Angekommen in der Gegenwart, schaut die Stadt einer freundlichen Zukunft entgegen. Die Spuren der Verwahrlosung der Nachkriegsjahre sind verschwunden, und die aufwändige, Mitte der 1960er Jahre begonnene Restaurierung hat Schritt für Schritt einer verblassten Schönheit ihren alten Glanz zurückgebracht.

Ein guter Startpunkt für eine Runde durch die neu erstrahlte Stadt ist der Place Alexandre Israël, der das Rathaus im Stil Ludwigs XIII. seine prächtige Fassade zuwendet. Von dem weiten Platz, der exponiert im Stopfen des Champagnerkorkens, dem einstigen Viertel der Händler und Handwerker, liegt, führt die Rue Champeaux mitten hinein in das Gassengewirr rund um eines der ältesten Gotteshäuser in ganz Troyes.

Wie Saint-Jean-au-Marché blieben auch die Behausungen in der Nachbarschaft nicht verschont von den Verwüstungen der Feuersbrunst, die 1524 ein Drittel der Stadt in Schutt und Asche legte. Und wie die Kirche selbst wurden auch die allgegenwärtigen Fachwerkhäuser aus dem Eichenholz der Umgebung originalgetreu wieder aufgebaut, während sich die betuchtere Bourgeoisie Palais’ aus Stein leistete.

So eint Troyes’ Antlitz das architektonische Erbe zweier Epochen – Mittelalter und Renaissance – als Sinnbild des „schönen 16. Jahrhunderts“. Einer Ära, in der die Stadt zu einem Zentrum der Kunst avancierte. Beispiele dieser Zeit aus Malerei, Bildhauerkunst und Glasmalerei können in Troyes’ Museen und Kirchen bewundert werden. Etwa in Sainte-Madeleine, deren schlichtes Inneres unter anderem durch die Kunstfertigkeit der Chorfenster überstrahlt wird.

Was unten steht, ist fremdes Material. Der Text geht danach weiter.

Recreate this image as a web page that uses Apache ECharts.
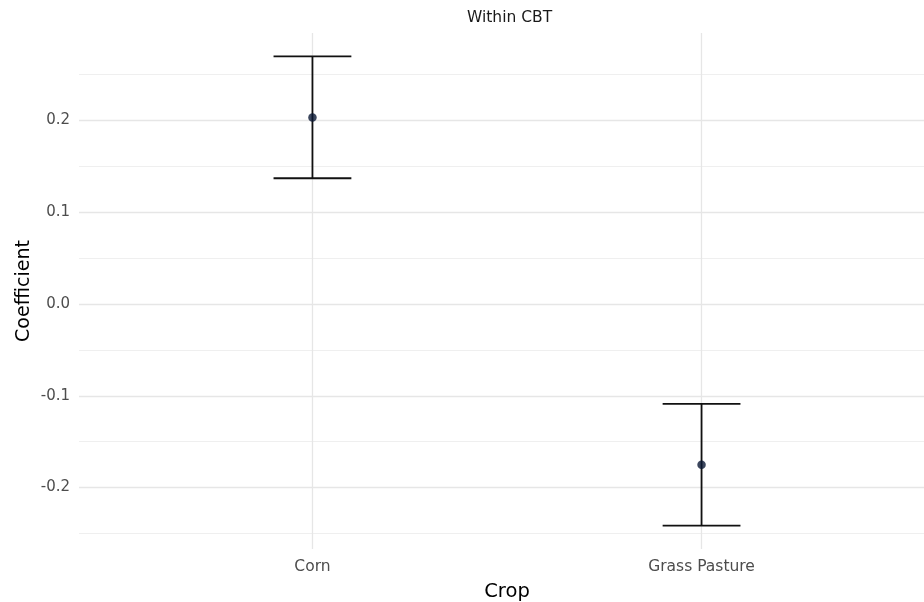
<!DOCTYPE html>
<html>
<head>
<meta charset="utf-8">
<script src="https://cdn.jsdelivr.net/npm/echarts@6/dist/echarts.min.js"></script>
<style>
html,body{margin:0;padding:0;background:#fff;}
#chart{width:924px;height:602px;}
</style>
</head>
<body>
<div id="chart"></div>
<script>
// ---- data ----
const panelTitle = "Within CBT";
const categories = ["Corn", "Grass Pasture"];
const estimates = [0.2033, -0.1751];
const lowerCI = [0.1370, -0.2414];
const upperCI = [0.2697, -0.1089];
const yTickValues = [-0.2, -0.1, 0.0, 0.1, 0.2];
const yMinorValues = [-0.25, -0.15, -0.05, 0.05, 0.15, 0.25];
const xTickValues = [0, 1];

// ggplot-like expansion: 5% of data range for y, 0.6 units for discrete x
const lo = Math.min(...lowerCI), hi = Math.max(...upperCI);
const pad = (hi - lo) * 0.05;
const yMin = lo - pad, yMax = hi + pad;
const capHalf = 0.1;

const errData = categories.map((c, i) => [i, lowerCI[i], upperCI[i]]);
const ptData = categories.map((c, i) => [i, estimates[i]]);

const chart = echarts.init(document.getElementById('chart'), null, {renderer: 'canvas'});
const font = 'DejaVu Sans, Liberation Sans, Arial, sans-serif';

chart.setOption({
  animation: false,
  backgroundColor: '#ffffff',
  title: {
    text: panelTitle,
    left: 462, top: 5,
    textStyle: {fontFamily: font, fontSize: 15.5, fontWeight: 'normal', color: '#1a1a1a'}
  },
  grid: {left: 79, width: 856, top: 33, height: 516, containLabel: false, outerBoundsMode: 'none'},
  xAxis: {
    type: 'value', min: -0.6, max: 1.6,
    name: 'Crop', nameLocation: 'middle', nameGap: 33, nameMoveOverlap: false,
    nameTextStyle: {fontFamily: font, fontSize: 19.5, color: '#000'},
    axisLine: {show: false},
    axisTick: {show: false, customValues: xTickValues},
    axisLabel: {
      customValues: xTickValues, margin: 10,
      fontFamily: font, fontSize: 15.5, color: '#4d4d4d',
      formatter: v => categories[Math.round(v)] || ''
    },
    splitLine: {show: true, lineStyle: {color: '#e6e6e6', width: 1.3}}
  },
  yAxis: [{
    type: 'value', min: yMin, max: yMax,
    name: 'Coefficient', nameLocation: 'middle', nameGap: 45, nameMoveOverlap: false,
    nameTextStyle: {fontFamily: font, fontSize: 19, color: '#000'},
    axisLine: {show: false},
    axisTick: {show: false, customValues: yTickValues},
    axisLabel: {
      customValues: yTickValues, margin: 9,
      fontFamily: font, fontSize: 15, color: '#4d4d4d',
      formatter: v => v.toFixed(1)
    },
    splitLine: {show: true, lineStyle: {color: '#e6e6e6', width: 1.3}}
  }, {
    type: 'value', min: yMin, max: yMax, position: 'left',
    axisLine: {show: false},
    axisTick: {show: false, customValues: yMinorValues},
    axisLabel: {show: false, customValues: yMinorValues},
    splitLine: {show: true, lineStyle: {color: '#efefef', width: 1}}
  }],
  series: [{
    type: 'custom',
    yAxisIndex: 0,
    data: errData,
    encode: {x: 0, y: [1, 2]},
    renderItem: function (params, api) {
      const x = api.value(0);
      const l = api.value(1), u = api.value(2);
      const pLo = api.coord([x, l]);
      const pHi = api.coord([x, u]);
      const pL = api.coord([x - capHalf, l])[0];
      const pR = api.coord([x + capHalf, l])[0];
      const st = {stroke: '#111111', lineWidth: 1.8};
      return {
        type: 'group',
        children: [
          {type: 'line', shape: {x1: pHi[0], y1: pHi[1], x2: pLo[0], y2: pLo[1]}, style: st},
          {type: 'line', shape: {x1: pL, y1: pHi[1], x2: pR, y2: pHi[1]}, style: st},
          {type: 'line', shape: {x1: pL, y1: pLo[1], x2: pR, y2: pLo[1]}, style: st}
        ]
      };
    },
    z: 2
  }, {
    type: 'scatter',
    yAxisIndex: 0,
    data: ptData,
    symbol: 'circle',
    symbolSize: 8.5,
    itemStyle: {color: '#0a1835'},
    z: 3
  }]
});
</script>
</body>
</html>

Nur ein paar Schritte weiter ist die stille Zurückgezogenheit der Magdalenenkirche schnell vergessen. Touristen schlendern über das Pflaster der Nachbarstraßen, von denen die Ruelle des Chats die berühmteste ist. Denn in der Katzengasse rücken sich die einander gegenüber liegenden Häuser so dicht auf die Pelle, dass eine Katze spielend von einem Dach aufs andere springen kann. Hier wie anderswo im Viertel begleitet natürlich Fachwerk die Gassen: in Naturtönen gehalten oder auch mal kunterbunt und dabei immer etwas schief, herrlich unvollkommen und unglaublich charmant.

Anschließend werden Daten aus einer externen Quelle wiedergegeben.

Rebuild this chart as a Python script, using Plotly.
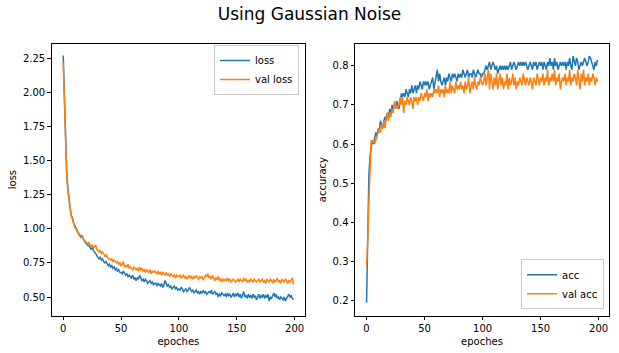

Den Fremden bieten sich in dieser Gegend viele Gelegenheiten zum Einkehren und Einkaufen, wobei mit Champagner, Cidre oder Chaource, dem Weichkäse aus Kuhmilch, Spezialitäten aus der Region in Magen und Reisegepäck landen. Und nicht zu vergessen die einmaligen Pralinés, Macarons und Biscuits, die es beim mehrfach ausgezeichneten Chocolatier und Pâtissier Pascal Caffet im Maison Caffet, der Schokoladenmanufaktur in der Rue de la Monnaie, gibt.

Es wird Zeit, auch dem vom Wasser der Seine umschlungenen Kopf des Champagnerkorkens, der Cité, einst Zuhause von Adel und Bischof, einen Besuch abzustatten. Und seiner Kathedrale, einem sehenswerten Beispiel gotischer Architektur mit einmaligen Glasmalereien aus drei Jahrhunderten.

Reisebericht: Eine Stadt zwischen Mittelalter und Renaissance
Foto: SZ/Müller, Astrid

Doch zunächst bringt uns ein kleiner Umweg noch zum Cœur de Troyes, einem tonnenschweren Kunstwerk in Form eines silbernen Herzens, in dessen Gesellschaft sich sehr romantisch am Lauf des Kanals eine Atempause einlegen lässt.